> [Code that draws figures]
○ ○ ○ ○
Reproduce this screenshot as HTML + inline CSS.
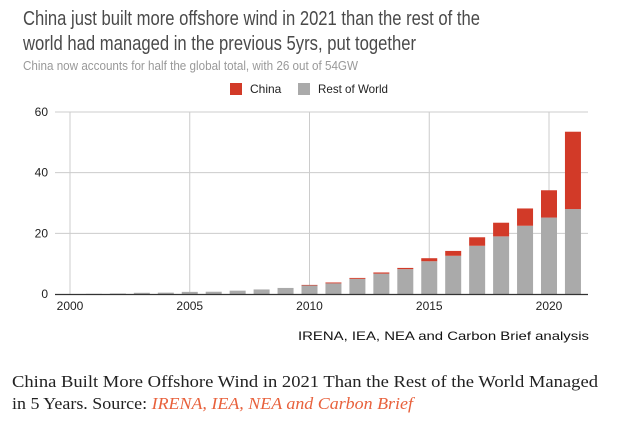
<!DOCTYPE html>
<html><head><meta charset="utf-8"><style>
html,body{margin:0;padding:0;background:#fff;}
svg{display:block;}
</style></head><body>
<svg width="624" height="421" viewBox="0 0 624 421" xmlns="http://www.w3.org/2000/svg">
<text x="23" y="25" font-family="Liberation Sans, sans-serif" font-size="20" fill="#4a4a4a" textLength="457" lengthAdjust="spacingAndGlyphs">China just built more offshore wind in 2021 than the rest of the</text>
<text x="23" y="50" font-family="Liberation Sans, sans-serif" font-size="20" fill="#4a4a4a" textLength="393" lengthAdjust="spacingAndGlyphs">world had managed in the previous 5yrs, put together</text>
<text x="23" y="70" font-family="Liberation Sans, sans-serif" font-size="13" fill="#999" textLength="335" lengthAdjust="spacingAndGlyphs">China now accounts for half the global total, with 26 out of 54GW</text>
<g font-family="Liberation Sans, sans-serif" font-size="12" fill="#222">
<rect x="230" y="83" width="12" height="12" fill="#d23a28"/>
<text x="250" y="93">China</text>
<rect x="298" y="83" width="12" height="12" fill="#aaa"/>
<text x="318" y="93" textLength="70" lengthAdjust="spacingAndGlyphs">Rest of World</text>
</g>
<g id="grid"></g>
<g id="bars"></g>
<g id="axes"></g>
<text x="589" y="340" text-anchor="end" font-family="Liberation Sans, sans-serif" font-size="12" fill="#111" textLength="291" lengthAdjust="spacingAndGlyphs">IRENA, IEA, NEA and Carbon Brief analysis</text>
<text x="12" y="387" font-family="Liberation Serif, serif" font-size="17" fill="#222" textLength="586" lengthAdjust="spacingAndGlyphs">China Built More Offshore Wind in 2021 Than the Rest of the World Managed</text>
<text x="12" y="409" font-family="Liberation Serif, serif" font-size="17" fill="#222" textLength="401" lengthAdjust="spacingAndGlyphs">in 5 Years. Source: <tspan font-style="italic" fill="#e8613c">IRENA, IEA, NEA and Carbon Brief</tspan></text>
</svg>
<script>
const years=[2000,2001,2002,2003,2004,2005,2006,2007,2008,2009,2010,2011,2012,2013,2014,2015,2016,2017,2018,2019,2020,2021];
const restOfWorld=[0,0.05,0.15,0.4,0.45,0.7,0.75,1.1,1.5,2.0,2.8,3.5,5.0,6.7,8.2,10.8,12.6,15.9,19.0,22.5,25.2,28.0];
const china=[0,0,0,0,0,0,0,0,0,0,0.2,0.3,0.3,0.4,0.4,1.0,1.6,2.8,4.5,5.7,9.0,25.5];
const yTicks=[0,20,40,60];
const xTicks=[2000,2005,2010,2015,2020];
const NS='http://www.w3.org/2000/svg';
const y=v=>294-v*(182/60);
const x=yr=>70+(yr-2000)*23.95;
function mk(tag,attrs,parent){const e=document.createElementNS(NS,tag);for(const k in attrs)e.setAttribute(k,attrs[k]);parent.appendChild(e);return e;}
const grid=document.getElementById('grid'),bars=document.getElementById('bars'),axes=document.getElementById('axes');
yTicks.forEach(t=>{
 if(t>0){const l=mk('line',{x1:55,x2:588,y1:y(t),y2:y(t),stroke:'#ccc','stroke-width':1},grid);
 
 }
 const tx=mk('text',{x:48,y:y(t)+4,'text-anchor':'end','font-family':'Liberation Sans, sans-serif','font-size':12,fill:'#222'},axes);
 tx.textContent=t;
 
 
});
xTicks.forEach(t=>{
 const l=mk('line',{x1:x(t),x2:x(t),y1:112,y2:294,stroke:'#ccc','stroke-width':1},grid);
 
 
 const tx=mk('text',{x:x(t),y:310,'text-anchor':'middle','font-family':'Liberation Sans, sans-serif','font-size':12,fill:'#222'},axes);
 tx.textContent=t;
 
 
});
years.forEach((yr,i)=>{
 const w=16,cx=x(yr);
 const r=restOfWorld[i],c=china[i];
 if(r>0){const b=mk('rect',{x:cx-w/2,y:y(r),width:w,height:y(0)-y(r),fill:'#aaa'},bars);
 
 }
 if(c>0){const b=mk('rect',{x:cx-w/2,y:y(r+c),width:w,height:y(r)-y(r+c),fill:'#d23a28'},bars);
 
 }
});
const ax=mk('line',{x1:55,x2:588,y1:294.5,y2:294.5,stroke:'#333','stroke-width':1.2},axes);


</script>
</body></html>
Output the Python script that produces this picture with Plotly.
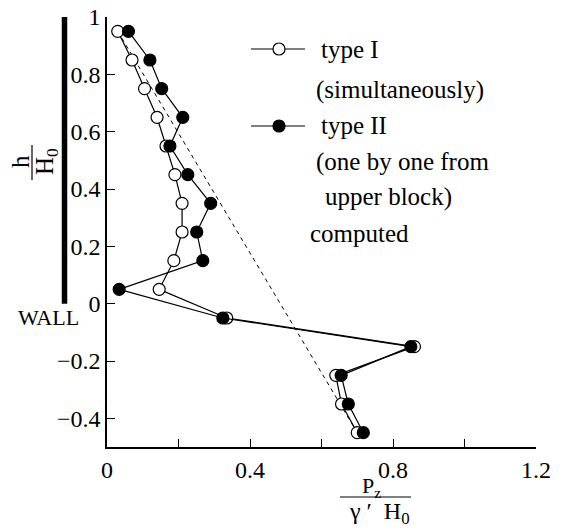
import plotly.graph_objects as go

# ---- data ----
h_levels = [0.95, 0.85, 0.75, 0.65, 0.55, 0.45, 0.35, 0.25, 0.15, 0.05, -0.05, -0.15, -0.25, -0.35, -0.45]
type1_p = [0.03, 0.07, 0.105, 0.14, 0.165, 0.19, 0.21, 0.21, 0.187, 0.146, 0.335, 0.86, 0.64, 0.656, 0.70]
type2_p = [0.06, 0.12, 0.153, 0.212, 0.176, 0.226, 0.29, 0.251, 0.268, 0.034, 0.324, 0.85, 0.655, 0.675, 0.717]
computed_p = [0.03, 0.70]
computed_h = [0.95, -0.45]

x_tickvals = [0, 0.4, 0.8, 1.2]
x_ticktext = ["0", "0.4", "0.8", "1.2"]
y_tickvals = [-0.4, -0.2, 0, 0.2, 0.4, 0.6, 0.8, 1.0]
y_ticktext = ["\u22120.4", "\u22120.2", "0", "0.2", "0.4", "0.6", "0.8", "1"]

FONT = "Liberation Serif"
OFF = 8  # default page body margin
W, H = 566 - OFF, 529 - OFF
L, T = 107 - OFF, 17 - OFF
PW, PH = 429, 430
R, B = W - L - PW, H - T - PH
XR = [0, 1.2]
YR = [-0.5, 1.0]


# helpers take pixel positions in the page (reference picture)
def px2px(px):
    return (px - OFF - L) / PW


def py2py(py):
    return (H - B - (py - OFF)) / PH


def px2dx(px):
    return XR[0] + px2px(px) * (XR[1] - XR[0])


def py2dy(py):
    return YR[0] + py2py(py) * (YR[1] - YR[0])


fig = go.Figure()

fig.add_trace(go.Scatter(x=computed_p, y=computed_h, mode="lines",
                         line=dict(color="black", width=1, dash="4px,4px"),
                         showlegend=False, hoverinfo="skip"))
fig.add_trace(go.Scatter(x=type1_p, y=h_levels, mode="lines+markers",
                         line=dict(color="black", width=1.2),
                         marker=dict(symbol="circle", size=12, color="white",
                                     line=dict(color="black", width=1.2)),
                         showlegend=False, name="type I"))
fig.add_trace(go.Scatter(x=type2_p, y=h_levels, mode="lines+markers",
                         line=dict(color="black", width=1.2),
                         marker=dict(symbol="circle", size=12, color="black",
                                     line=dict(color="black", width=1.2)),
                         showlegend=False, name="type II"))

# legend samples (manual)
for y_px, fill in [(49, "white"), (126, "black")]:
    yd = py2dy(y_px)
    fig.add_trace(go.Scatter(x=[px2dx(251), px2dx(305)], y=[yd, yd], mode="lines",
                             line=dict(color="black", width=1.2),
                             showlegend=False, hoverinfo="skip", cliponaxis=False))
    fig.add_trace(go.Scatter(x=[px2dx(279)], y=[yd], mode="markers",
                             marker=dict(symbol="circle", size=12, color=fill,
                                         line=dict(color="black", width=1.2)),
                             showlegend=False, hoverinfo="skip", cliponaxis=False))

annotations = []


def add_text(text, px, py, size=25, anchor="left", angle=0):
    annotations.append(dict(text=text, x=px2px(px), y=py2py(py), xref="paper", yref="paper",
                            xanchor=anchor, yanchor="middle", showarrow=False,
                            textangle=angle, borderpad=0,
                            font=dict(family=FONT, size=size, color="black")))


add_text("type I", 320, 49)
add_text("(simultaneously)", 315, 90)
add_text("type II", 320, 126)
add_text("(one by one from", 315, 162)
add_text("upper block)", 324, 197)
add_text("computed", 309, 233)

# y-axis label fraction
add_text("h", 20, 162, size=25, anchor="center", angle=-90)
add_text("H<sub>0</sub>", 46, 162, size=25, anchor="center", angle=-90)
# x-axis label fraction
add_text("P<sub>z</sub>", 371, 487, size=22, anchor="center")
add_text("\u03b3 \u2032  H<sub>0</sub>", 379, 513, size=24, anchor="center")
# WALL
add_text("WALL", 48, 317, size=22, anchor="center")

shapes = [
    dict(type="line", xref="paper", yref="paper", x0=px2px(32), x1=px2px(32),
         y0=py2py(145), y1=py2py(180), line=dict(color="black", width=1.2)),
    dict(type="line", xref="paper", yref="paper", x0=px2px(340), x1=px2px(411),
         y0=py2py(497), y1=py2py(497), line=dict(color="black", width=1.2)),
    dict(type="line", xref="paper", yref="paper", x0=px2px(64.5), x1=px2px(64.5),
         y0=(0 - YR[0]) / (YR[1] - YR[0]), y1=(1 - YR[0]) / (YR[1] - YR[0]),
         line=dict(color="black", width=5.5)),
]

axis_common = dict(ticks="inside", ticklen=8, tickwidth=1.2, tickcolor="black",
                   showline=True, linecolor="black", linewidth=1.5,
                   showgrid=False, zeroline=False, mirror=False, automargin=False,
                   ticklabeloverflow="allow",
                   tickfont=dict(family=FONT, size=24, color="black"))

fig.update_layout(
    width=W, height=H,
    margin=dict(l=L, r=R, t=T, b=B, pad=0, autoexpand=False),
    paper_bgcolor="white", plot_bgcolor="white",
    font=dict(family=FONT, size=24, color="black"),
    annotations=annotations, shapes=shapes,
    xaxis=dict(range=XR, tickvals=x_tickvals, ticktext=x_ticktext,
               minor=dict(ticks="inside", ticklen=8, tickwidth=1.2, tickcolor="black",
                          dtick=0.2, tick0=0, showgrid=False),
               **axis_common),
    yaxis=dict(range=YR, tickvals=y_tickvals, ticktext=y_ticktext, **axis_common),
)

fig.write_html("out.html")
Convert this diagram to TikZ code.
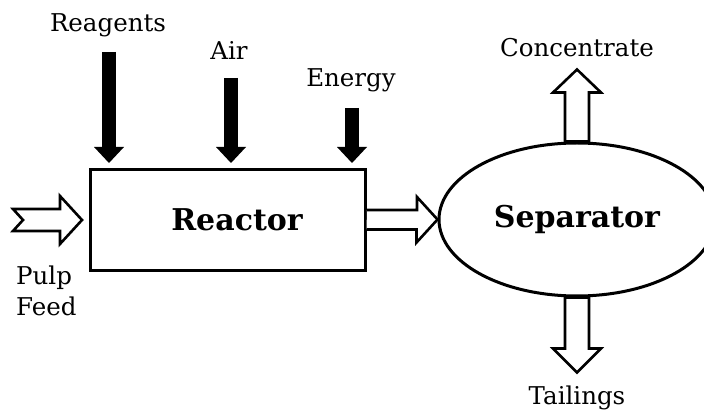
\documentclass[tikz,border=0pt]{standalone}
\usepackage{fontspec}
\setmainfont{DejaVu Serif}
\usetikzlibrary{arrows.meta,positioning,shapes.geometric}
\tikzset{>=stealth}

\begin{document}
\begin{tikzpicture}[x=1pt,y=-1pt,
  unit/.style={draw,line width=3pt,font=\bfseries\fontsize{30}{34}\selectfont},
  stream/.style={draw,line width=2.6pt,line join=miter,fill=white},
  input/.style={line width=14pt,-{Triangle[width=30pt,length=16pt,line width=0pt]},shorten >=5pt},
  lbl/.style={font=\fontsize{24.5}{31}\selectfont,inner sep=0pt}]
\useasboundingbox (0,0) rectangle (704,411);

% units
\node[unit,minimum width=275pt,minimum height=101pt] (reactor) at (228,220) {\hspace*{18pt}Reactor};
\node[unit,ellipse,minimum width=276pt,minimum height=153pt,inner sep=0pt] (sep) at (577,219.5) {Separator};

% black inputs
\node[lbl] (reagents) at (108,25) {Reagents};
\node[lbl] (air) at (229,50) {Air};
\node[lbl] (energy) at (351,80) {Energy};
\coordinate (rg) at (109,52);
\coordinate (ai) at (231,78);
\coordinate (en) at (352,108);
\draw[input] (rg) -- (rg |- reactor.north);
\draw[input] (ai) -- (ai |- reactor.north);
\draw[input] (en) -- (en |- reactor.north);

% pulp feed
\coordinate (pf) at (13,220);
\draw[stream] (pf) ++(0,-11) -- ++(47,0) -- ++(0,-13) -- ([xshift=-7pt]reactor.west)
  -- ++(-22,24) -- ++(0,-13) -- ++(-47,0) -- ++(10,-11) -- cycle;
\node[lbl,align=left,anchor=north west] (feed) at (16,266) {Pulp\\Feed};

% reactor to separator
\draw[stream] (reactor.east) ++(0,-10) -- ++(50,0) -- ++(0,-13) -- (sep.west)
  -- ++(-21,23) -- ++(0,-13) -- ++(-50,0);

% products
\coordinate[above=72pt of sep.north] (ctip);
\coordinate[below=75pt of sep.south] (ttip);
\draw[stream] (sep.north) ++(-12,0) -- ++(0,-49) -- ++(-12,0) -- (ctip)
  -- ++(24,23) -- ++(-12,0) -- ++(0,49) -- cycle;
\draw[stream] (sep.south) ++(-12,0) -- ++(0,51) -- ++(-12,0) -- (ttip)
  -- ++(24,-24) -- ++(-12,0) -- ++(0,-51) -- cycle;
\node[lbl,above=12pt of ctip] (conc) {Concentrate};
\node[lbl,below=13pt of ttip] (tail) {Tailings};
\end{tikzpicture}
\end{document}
○ ○ ○ ○
> [Task instructions]
Start at the line that contains "Convert this diagram to TikZ code.", stop at the line that contains "(0,0) rectangle (704,411);", and reproduce each line in that stretch exactly. Pictures are excluded.

> [Result of the task]
Convert this diagram to TikZ code.
\documentclass[tikz,border=0pt]{standalone}
\usepackage{fontspec}
\setmainfont{DejaVu Serif}
\usetikzlibrary{arrows.meta,positioning,shapes.geometric}
\tikzset{>=stealth}

\begin{document}
\begin{tikzpicture}[x=1pt,y=-1pt,
  unit/.style={draw,line width=3pt,font=\bfseries\fontsize{30}{34}\selectfont},
  stream/.style={draw,line width=2.6pt,line join=miter,fill=white},
  input/.style={line width=14pt,-{Triangle[width=30pt,length=16pt,line width=0pt]},shorten >=5pt},
  lbl/.style={font=\fontsize{24.5}{31}\selectfont,inner sep=0pt}]
\useasboundingbox (0,0) rectangle (704,411);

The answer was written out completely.